▶ RECORDS FOR THIS EXERCISE:
* Start *
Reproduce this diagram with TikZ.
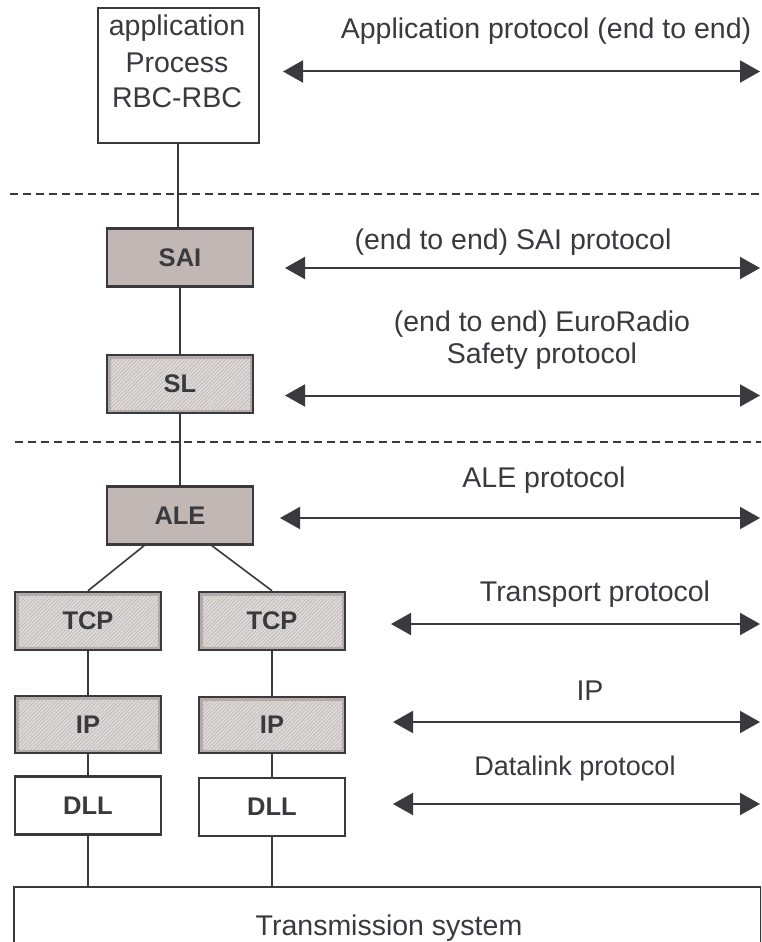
\documentclass[tikz,border=0pt]{standalone}
\usepackage{fontspec}
\setmainfont{Liberation Sans}
\usetikzlibrary{arrows.meta,patterns.meta,calc}
\definecolor{ink}{HTML}{3A393E}
\definecolor{saifill}{HTML}{C1B8B5}
\definecolor{hatchbg}{HTML}{DEDBDA}
\definecolor{hatchline}{HTML}{B9B3B1}
\definecolor{innerb}{HTML}{B3ABA8}
\tikzset{
  lbl/.style={text=ink, inner sep=0pt, font=\fontsize{28.5}{34}\selectfont},
  smalllbl/.style={text=ink, inner sep=0pt, font=\fontsize{27}{32}\selectfont},
  layer/.style={draw=ink, line width=2.5pt, minimum width=146pt, minimum height=58pt,
    inner sep=0pt, text=ink, font=\fontsize{25.5}{30}\selectfont\bfseries},
  solidlayer/.style={layer, fill=saifill},
  whitelayer/.style={layer, fill=white},
  hatchlayer/.style={layer, preaction={fill=hatchbg},
    pattern={Lines[angle=45,distance=2.6pt,line width=0.6pt]}, pattern color=hatchline,
    path picture={\draw[draw=innerb, line width=7pt]
      (path picture bounding box.south west) rectangle (path picture bounding box.north east);}},
  conn/.style={draw=ink, line width=1.6pt},
  sepline/.style={draw=ink, line width=1.5pt, dash pattern=on 8pt off 5pt},
  proto/.style={draw=ink, line width=2pt, {Triangle[length=20pt,width=22pt]}-{Triangle[length=20pt,width=22pt]}}
}
\begin{document}
\begin{tikzpicture}[x=1pt,y=-1pt]
\clip (0,0) rectangle (761,942);
\fill[white] (0,0) rectangle (761,942);

% application box
\node[draw=ink, line width=1.8pt, minimum width=161pt, minimum height=135pt, inner sep=0pt] (app) at (178.5,75.5) {};
\node[lbl, anchor=base] (appt1) at (177,36) {application};
\node[lbl, anchor=base] (appt2) at (177,73) {Process};
\node[lbl, anchor=base] (appt3) at (177,107) {RBC-RBC};
\coordinate (appline) at (178,0);

% layers
\node[solidlayer] (sai) at (180,257.5) {SAI};
\node[hatchlayer] (sl) at (180,384) {SL};
\node[solidlayer] (ale) at (180,515.5) {ALE};
\node[hatchlayer] (tcpl) at (88,621) {TCP};
\node[hatchlayer] (tcpr) at (272,621) {TCP};
\node[hatchlayer, minimum height=57pt] (ipl) at (88,724.5) {IP};
\node[hatchlayer, minimum height=56pt] (ipr) at (272,725) {IP};
\node[whitelayer] (dlll) at (88,805.5) {DLL};
\node[whitelayer] (dllr) at (272,807) {DLL};

% transmission system
\node[draw=ink, line width=1.8pt, minimum width=747pt, minimum height=120pt, inner sep=0pt, anchor=north west] (trans) at (13,886) {};
\node[lbl, anchor=base] (transt) at (389,935) {Transmission system};

% connectors
\draw[conn] (app.south -| appline) -- (sai.north -| appline);
\draw[conn] (sai.south) -- (sl.north);
\draw[conn] (sl.south) -- (ale.north);
\draw[conn] ([xshift=-36pt]ale.south) -- (tcpl.north);
\draw[conn] ([xshift=32pt]ale.south) -- (tcpr.north);
\draw[conn] (tcpl.south) -- (ipl.north);
\draw[conn] (tcpr.south) -- (ipr.north);
\draw[conn] (ipl.south) -- (dlll.north);
\draw[conn] (ipr.south) -- (dllr.north);
\draw[conn] (dlll.south) -- (dlll.south |- trans.north);
\draw[conn] (dllr.south) -- (dllr.south |- trans.north);

% separators
\coordinate (s1a) at (10,194);
\coordinate (s1b) at (761,194);
\coordinate (s2a) at (15,442);
\coordinate (s2b) at (761,442);
\draw[sepline] (s1a) -- (s1b);
\draw[sepline] (s2a) -- (s2b);

% protocols
\coordinate (p1l) at (283,71.5); \coordinate (p1r) at (760,71.5);
\coordinate (p2l) at (285,268);  \coordinate (p2r) at (760,268);
\coordinate (p3l) at (285,395.5);\coordinate (p3r) at (760,395.5);
\coordinate (p4l) at (280,518);  \coordinate (p4r) at (760,518);
\coordinate (p5l) at (391,624);  \coordinate (p5r) at (760,624);
\coordinate (p6l) at (393,722);  \coordinate (p6r) at (760,722);
\coordinate (p7l) at (393,804);  \coordinate (p7r) at (760,804);
\draw[proto] (p1l) -- (p1r);
\draw[proto] (p2l) -- (p2r);
\draw[proto] (p3l) -- (p3r);
\draw[proto] (p4l) -- (p4r);
\draw[proto] (p5l) -- (p5r);
\draw[proto] (p6l) -- (p6r);
\draw[proto] (p7l) -- (p7r);

\node[lbl, anchor=base] (l1) at (546,39) {Application protocol (end to end)};
\node[lbl, anchor=base] (l2) at (513,249) {(end to end) SAI protocol};
\node[lbl, anchor=base] (l3a) at (542,331) {(end to end) EuroRadio};
\node[lbl, anchor=base] (l3b) at (542,363) {Safety protocol};
\node[lbl, anchor=base] (l4) at (544,487) {ALE protocol};
\node[lbl, anchor=base] (l5) at (595,601) {Transport protocol};
\node[lbl, anchor=base] (l6) at (590,700) {IP};
\node[smalllbl, anchor=base] (l7) at (575,775) {Datalink protocol};
\end{tikzpicture}
\end{document}
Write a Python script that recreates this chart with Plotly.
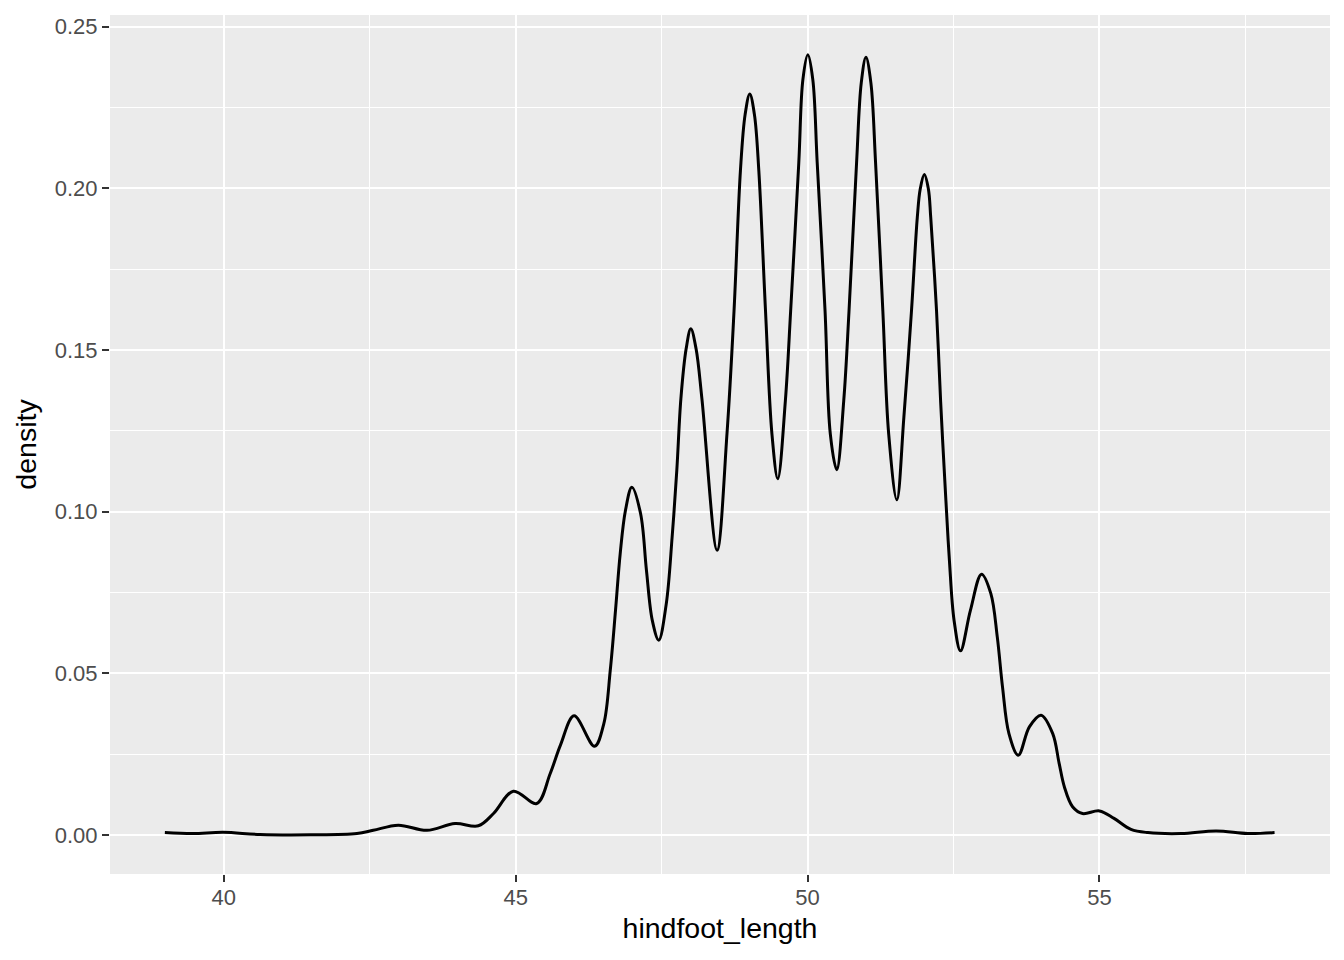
* End *
▶ WHAT TO PRODUCE:
Retype each entry precisely. Skip images entirely.

▶ WRITTEN SOLUTION:
Reproduce this diagram with TikZ.
\documentclass[tikz,border=0pt]{standalone}
\usepackage{fontspec}
\setmainfont{Liberation Sans}
\usetikzlibrary{arrows.meta,patterns.meta,calc}
\definecolor{ink}{HTML}{3A393E}
\definecolor{saifill}{HTML}{C1B8B5}
\definecolor{hatchbg}{HTML}{DEDBDA}
\definecolor{hatchline}{HTML}{B9B3B1}
\definecolor{innerb}{HTML}{B3ABA8}
\tikzset{
  lbl/.style={text=ink, inner sep=0pt, font=\fontsize{28.5}{34}\selectfont},
  smalllbl/.style={text=ink, inner sep=0pt, font=\fontsize{27}{32}\selectfont},
  layer/.style={draw=ink, line width=2.5pt, minimum width=146pt, minimum height=58pt,
    inner sep=0pt, text=ink, font=\fontsize{25.5}{30}\selectfont\bfseries},
  solidlayer/.style={layer, fill=saifill},
  whitelayer/.style={layer, fill=white},
  hatchlayer/.style={layer, preaction={fill=hatchbg},
    pattern={Lines[angle=45,distance=2.6pt,line width=0.6pt]}, pattern color=hatchline,
    path picture={\draw[draw=innerb, line width=7pt]
      (path picture bounding box.south west) rectangle (path picture bounding box.north east);}},
  conn/.style={draw=ink, line width=1.6pt},
  sepline/.style={draw=ink, line width=1.5pt, dash pattern=on 8pt off 5pt},
  proto/.style={draw=ink, line width=2pt, {Triangle[length=20pt,width=22pt]}-{Triangle[length=20pt,width=22pt]}}
}
\begin{document}
\begin{tikzpicture}[x=1pt,y=-1pt]
\clip (0,0) rectangle (761,942);
\fill[white] (0,0) rectangle (761,942);

% application box
\node[draw=ink, line width=1.8pt, minimum width=161pt, minimum height=135pt, inner sep=0pt] (app) at (178.5,75.5) {};
\node[lbl, anchor=base] (appt1) at (177,36) {application};
\node[lbl, anchor=base] (appt2) at (177,73) {Process};
\node[lbl, anchor=base] (appt3) at (177,107) {RBC-RBC};
\coordinate (appline) at (178,0);

% layers
\node[solidlayer] (sai) at (180,257.5) {SAI};
\node[hatchlayer] (sl) at (180,384) {SL};
\node[solidlayer] (ale) at (180,515.5) {ALE};
\node[hatchlayer] (tcpl) at (88,621) {TCP};
\node[hatchlayer] (tcpr) at (272,621) {TCP};
\node[hatchlayer, minimum height=57pt] (ipl) at (88,724.5) {IP};
\node[hatchlayer, minimum height=56pt] (ipr) at (272,725) {IP};
\node[whitelayer] (dlll) at (88,805.5) {DLL};
\node[whitelayer] (dllr) at (272,807) {DLL};

% transmission system
\node[draw=ink, line width=1.8pt, minimum width=747pt, minimum height=120pt, inner sep=0pt, anchor=north west] (trans) at (13,886) {};
\node[lbl, anchor=base] (transt) at (389,935) {Transmission system};

% connectors
\draw[conn] (app.south -| appline) -- (sai.north -| appline);
\draw[conn] (sai.south) -- (sl.north);
\draw[conn] (sl.south) -- (ale.north);
\draw[conn] ([xshift=-36pt]ale.south) -- (tcpl.north);
\draw[conn] ([xshift=32pt]ale.south) -- (tcpr.north);
\draw[conn] (tcpl.south) -- (ipl.north);
\draw[conn] (tcpr.south) -- (ipr.north);
\draw[conn] (ipl.south) -- (dlll.north);
\draw[conn] (ipr.south) -- (dllr.north);
\draw[conn] (dlll.south) -- (dlll.south |- trans.north);
\draw[conn] (dllr.south) -- (dllr.south |- trans.north);

% separators
\coordinate (s1a) at (10,194);
\coordinate (s1b) at (761,194);
\coordinate (s2a) at (15,442);
\coordinate (s2b) at (761,442);
\draw[sepline] (s1a) -- (s1b);
\draw[sepline] (s2a) -- (s2b);

% protocols
\coordinate (p1l) at (283,71.5); \coordinate (p1r) at (760,71.5);
\coordinate (p2l) at (285,268);  \coordinate (p2r) at (760,268);
\coordinate (p3l) at (285,395.5);\coordinate (p3r) at (760,395.5);
\coordinate (p4l) at (280,518);  \coordinate (p4r) at (760,518);
\coordinate (p5l) at (391,624);  \coordinate (p5r) at (760,624);
\coordinate (p6l) at (393,722);  \coordinate (p6r) at (760,722);
\coordinate (p7l) at (393,804);  \coordinate (p7r) at (760,804);
\draw[proto] (p1l) -- (p1r);
\draw[proto] (p2l) -- (p2r);
\draw[proto] (p3l) -- (p3r);
\draw[proto] (p4l) -- (p4r);
\draw[proto] (p5l) -- (p5r);
\draw[proto] (p6l) -- (p6r);
\draw[proto] (p7l) -- (p7r);

\node[lbl, anchor=base] (l1) at (546,39) {Application protocol (end to end)};
\node[lbl, anchor=base] (l2) at (513,249) {(end to end) SAI protocol};
\node[lbl, anchor=base] (l3a) at (542,331) {(end to end) EuroRadio};
\node[lbl, anchor=base] (l3b) at (542,363) {Safety protocol};
\node[lbl, anchor=base] (l4) at (544,487) {ALE protocol};
\node[lbl, anchor=base] (l5) at (595,601) {Transport protocol};
\node[lbl, anchor=base] (l6) at (590,700) {IP};
\node[smalllbl, anchor=base] (l7) at (575,775) {Datalink protocol};
\end{tikzpicture}
\end{document}
Write a Python script that recreates this chart with Plotly.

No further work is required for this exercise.